Everybody was Kung Fu fighting...on a plane. A Chinese airline has started Kung Fu training for their staff so they can deal with on-board attacks.

Hong Kong Airlines plans to teach their flight attendants wing chun, a form of Kung Fu. It's being taught to deal with frequent attacks on planes. The airline averages that three attacks occur a week. Attacks at airpots have occurred all over the country as the airline industry to dealing with delays, The Telegraph reports.

Angry passengers take their rage over a delayed flight out on the flight attendants and airport staff. It occurs so often that the staff have developed a name for the angry passengers. They call them "king nu zu," or the "air rage tribe."

According to aviation research company FlightStats, only 18 percent of the 22,000 flight at Beijing's Capital airport are on time, making it the worst in the world. It is so bad that no Chinese airport has managed to get more than 50 percent of flights to fly on time. At least eight protests have broken out at departure gates in the past two months.

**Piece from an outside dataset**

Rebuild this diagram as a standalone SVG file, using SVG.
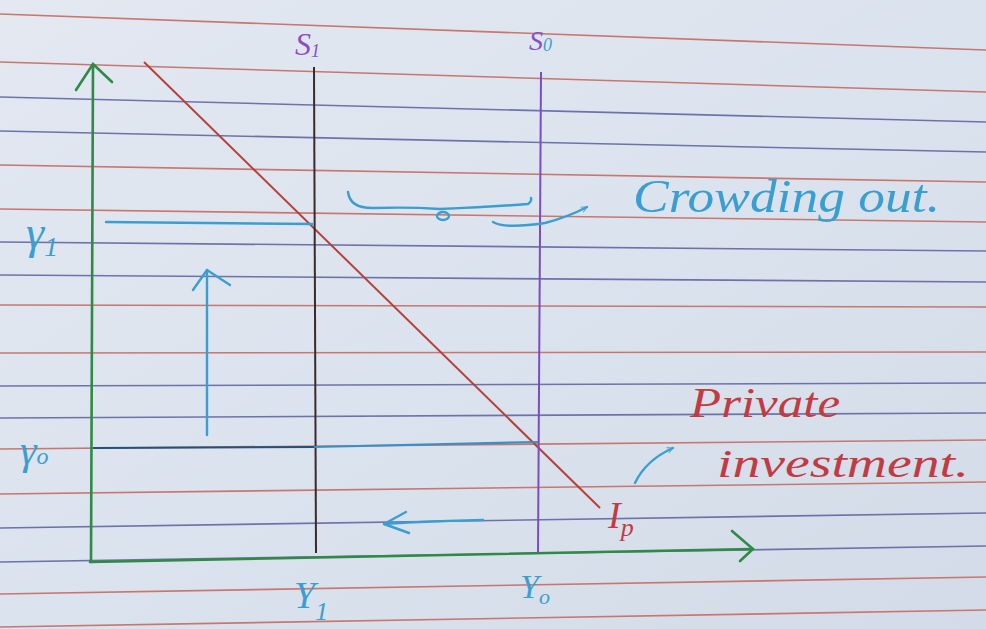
<svg xmlns="http://www.w3.org/2000/svg" width="986" height="629" viewBox="0 0 986 629">
  <defs>
    <linearGradient id="paper" x1="0" y1="0" x2="1" y2="1">
      <stop offset="0" stop-color="#e3e8f1"/>
      <stop offset="0.5" stop-color="#dbe3ee"/>
      <stop offset="1" stop-color="#d3dbe8"/>
    </linearGradient>
    <marker id="headBlue" viewBox="0 0 12 12" refX="11" refY="6" markerWidth="7" markerHeight="7" markerUnits="userSpaceOnUse" orient="auto">
      <path d="M1,1 L11,6 L1,11" fill="none" stroke="#3a9fd0" stroke-width="1.6"/>
    </marker>
  </defs>
  <style>
    .rule-red { stroke: #c9766f; stroke-width: 1.6; fill: none; }
    .rule-blue { stroke: #6d73a9; stroke-width: 1.6; fill: none; }
    .axis { stroke: #2f8a45; stroke-width: 2.6; fill: none; stroke-linecap: round; }
    .blue { stroke: #3a9fd0; stroke-width: 2.4; fill: none; stroke-linecap: round; stroke-linejoin: round; }
    .lbl { font-family: "Liberation Serif", "DejaVu Serif", serif; font-style: italic; }
    .lbl-blue { fill: #3a9fd0; }
    .lbl-red { fill: #c23b44; }
    .lbl-purple { fill: #8a4fc4; }
  </style>

  <rect x="0" y="0" width="986" height="629" fill="url(#paper)"/>

  <g id="ruled-paper">
    <line class="rule-red" x1="0" y1="14" x2="986" y2="50"/>
    <line class="rule-red" x1="0" y1="62" x2="986" y2="92"/>
    <line class="rule-blue" x1="0" y1="97" x2="986" y2="122"/>
    <line class="rule-blue" x1="0" y1="131" x2="986" y2="152"/>
    <line class="rule-red" x1="0" y1="165" x2="986" y2="182"/>
    <line class="rule-red" x1="0" y1="209" x2="986" y2="222"/>
    <line class="rule-blue" x1="0" y1="242" x2="986" y2="251"/>
    <line class="rule-blue" x1="0" y1="275" x2="986" y2="282"/>
    <line class="rule-red" x1="0" y1="305" x2="986" y2="307"/>
    <line class="rule-red" x1="0" y1="353" x2="986" y2="352"/>
    <line class="rule-blue" x1="0" y1="386" x2="986" y2="383"/>
    <line class="rule-blue" x1="0" y1="418" x2="986" y2="413"/>
    <line class="rule-red" x1="0" y1="449" x2="986" y2="440"/>
    <line class="rule-red" x1="0" y1="494" x2="986" y2="482"/>
    <line class="rule-blue" x1="0" y1="528" x2="986" y2="513"/>
    <line class="rule-blue" x1="0" y1="562" x2="986" y2="546"/>
    <line class="rule-red" x1="0" y1="594" x2="986" y2="577"/>
    <line class="rule-red" x1="0" y1="627" x2="986" y2="610"/>
  </g>

  <g id="axes">
    <path class="axis" d="M91,562 L93,65"/>
    <path class="axis" d="M76,90 L93,64 L112,82"/>
    <path class="axis" d="M90,562 L753,549"/>
    <path class="axis" d="M732,531 L753,549 L740,561"/>
  </g>

  <g id="curve-Ip">
    <line x1="144" y1="62" x2="600" y2="508" stroke="#b5413a" stroke-width="2"/>
  </g>

  <g id="curve-S1">
    <line x1="314" y1="67" x2="316" y2="553" stroke="#3b2a2a" stroke-width="2"/>
  </g>

  <g id="curve-S0">
    <line x1="541" y1="72" x2="538" y2="552" stroke="#7d4cc4" stroke-width="2"/>
  </g>

  <g id="level-r1">
    <line class="blue" x1="106" y1="222" x2="312" y2="224"/>
  </g>

  <g id="level-r0">
    <line x1="93" y1="448" x2="314" y2="447" stroke="#24507c" stroke-width="2.2"/>
    <line x1="314" y1="447" x2="538" y2="442" stroke="#3a8fc4" stroke-width="2.2"/>
  </g>

  <g id="connectors">
    <path class="blue" d="M207,435 L207,270"/>
    <path class="blue" d="M193,290 L207,270 L230,285"/>
    <path class="blue" d="M483,520 Q430,521 384,524"/>
    <path class="blue" d="M406,512 L384,524 L409,533"/>
    <path class="blue" d="M348,192 Q350,209 375,208 Q410,207 440,209 Q490,207 528,204 Q532,201 531,198"/>
    <ellipse cx="443" cy="216" rx="6" ry="4" class="blue"/>
    <path class="blue" d="M493,222 Q505,229 545,223 Q568,217 587,207" marker-end="url(#headBlue)"/>
    <path class="blue" d="M635,483 Q646,460 673,448" marker-end="url(#headBlue)"/>
  </g>

  <g id="label-S1">
    <text class="lbl lbl-purple" x="295" y="55" font-size="32">S<tspan font-size="18" dy="2">1</tspan></text>
  </g>
  <g id="label-S0">
    <text class="lbl lbl-purple" x="529" y="50" font-size="28">S<tspan class="lbl-blue" font-size="18" dy="1">0</tspan></text>
  </g>
  <g id="label-r1">
    <text class="lbl lbl-blue" x="26" y="248" font-size="46">γ<tspan font-size="28" dy="8">1</tspan></text>
  </g>
  <g id="label-r0">
    <text class="lbl lbl-blue" x="20" y="464" font-size="42">γ<tspan font-size="24" dy="0">o</tspan></text>
  </g>
  <g id="label-Y1">
    <text class="lbl lbl-blue" x="294" y="608" font-size="38">Y<tspan font-size="26" dy="12">1</tspan></text>
  </g>
  <g id="label-Y0">
    <text class="lbl lbl-blue" x="520" y="598" font-size="34">Y<tspan font-size="22" dy="6">o</tspan></text>
  </g>
  <g id="label-Ip">
    <text class="lbl lbl-red" x="608" y="528" font-size="38">I<tspan font-size="26" dy="8">p</tspan></text>
  </g>
  <g id="label-crowding">
    <text class="lbl lbl-blue" x="633" y="212" font-size="46" textLength="307" lengthAdjust="spacingAndGlyphs">Crowding out.</text>
  </g>
  <g id="label-private">
    <text class="lbl lbl-red" x="690" y="417" font-size="42" textLength="150" lengthAdjust="spacingAndGlyphs">Private</text>
    <text class="lbl lbl-red" x="717" y="477" font-size="40" textLength="252" lengthAdjust="spacingAndGlyphs">investment.</text>
  </g>
</svg>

On July 18, more than 30 passengers attacked security and ran onto the runway because the airport was dealing with seven hours of delays due to bad weather. Two airport staff members were injured when a passenger tried to rip off a flight attendant's name tag in another incident.

"The passengers were very emotional and unstable," Ni Xuying said of that incident.

In another incident, a teacher name Liu Weiwei got angry when her flight from Wenzhou to Beijing was cancelled. She slapped and kicked an Air China flight attendant, saying that she was mad that no one offered her any refreshments.

The air traffic is controlled by the People's Liberation Army, which is one of the reasons for delays and they become worse when bad weather forces flight to be cancelled or delayed.